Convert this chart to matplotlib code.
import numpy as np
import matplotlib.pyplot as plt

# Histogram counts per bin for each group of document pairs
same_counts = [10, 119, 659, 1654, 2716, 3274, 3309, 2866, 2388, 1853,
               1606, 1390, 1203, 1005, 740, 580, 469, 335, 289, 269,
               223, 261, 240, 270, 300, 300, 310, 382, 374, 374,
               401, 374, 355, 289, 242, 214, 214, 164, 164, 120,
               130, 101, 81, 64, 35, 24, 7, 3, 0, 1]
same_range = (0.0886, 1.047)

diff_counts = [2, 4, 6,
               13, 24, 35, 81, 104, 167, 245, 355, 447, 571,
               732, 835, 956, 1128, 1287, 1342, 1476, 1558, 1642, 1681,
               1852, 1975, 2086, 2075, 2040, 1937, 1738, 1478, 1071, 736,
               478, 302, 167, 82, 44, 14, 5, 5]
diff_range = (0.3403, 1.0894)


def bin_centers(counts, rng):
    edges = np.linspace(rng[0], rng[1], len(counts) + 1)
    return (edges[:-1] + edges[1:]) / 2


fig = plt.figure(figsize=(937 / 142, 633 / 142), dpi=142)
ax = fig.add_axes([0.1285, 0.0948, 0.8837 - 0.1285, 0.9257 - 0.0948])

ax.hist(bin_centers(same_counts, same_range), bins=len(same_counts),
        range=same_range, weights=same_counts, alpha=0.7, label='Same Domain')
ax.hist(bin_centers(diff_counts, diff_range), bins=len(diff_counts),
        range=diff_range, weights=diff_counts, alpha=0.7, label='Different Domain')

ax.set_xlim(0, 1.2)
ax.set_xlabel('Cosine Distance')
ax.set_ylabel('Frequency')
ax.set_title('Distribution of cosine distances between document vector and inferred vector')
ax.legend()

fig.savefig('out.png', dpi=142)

========

» REQUEST
Return nothing but the lines from the start of the listing above through the line containing "ax = fig.add_axes([0.1285, 0.0948, 0.8837", exactly as given.

» OUTPUT FOR THIS EXERCISE
Convert this chart to matplotlib code.
import numpy as np
import matplotlib.pyplot as plt

# Histogram counts per bin for each group of document pairs
same_counts = [10, 119, 659, 1654, 2716, 3274, 3309, 2866, 2388, 1853,
               1606, 1390, 1203, 1005, 740, 580, 469, 335, 289, 269,
               223, 261, 240, 270, 300, 300, 310, 382, 374, 374,
               401, 374, 355, 289, 242, 214, 214, 164, 164, 120,
               130, 101, 81, 64, 35, 24, 7, 3, 0, 1]
same_range = (0.0886, 1.047)

diff_counts = [2, 4, 6,
               13, 24, 35, 81, 104, 167, 245, 355, 447, 571,
               732, 835, 956, 1128, 1287, 1342, 1476, 1558, 1642, 1681,
               1852, 1975, 2086, 2075, 2040, 1937, 1738, 1478, 1071, 736,
               478, 302, 167, 82, 44, 14, 5, 5]
diff_range = (0.3403, 1.0894)


def bin_centers(counts, rng):
    edges = np.linspace(rng[0], rng[1], len(counts) + 1)
    return (edges[:-1] + edges[1:]) / 2


fig = plt.figure(figsize=(937 / 142, 633 / 142), dpi=142)
ax = fig.add_axes([0.1285, 0.0948, 0.8837 - 0.1285, 0.9257 - 0.0948])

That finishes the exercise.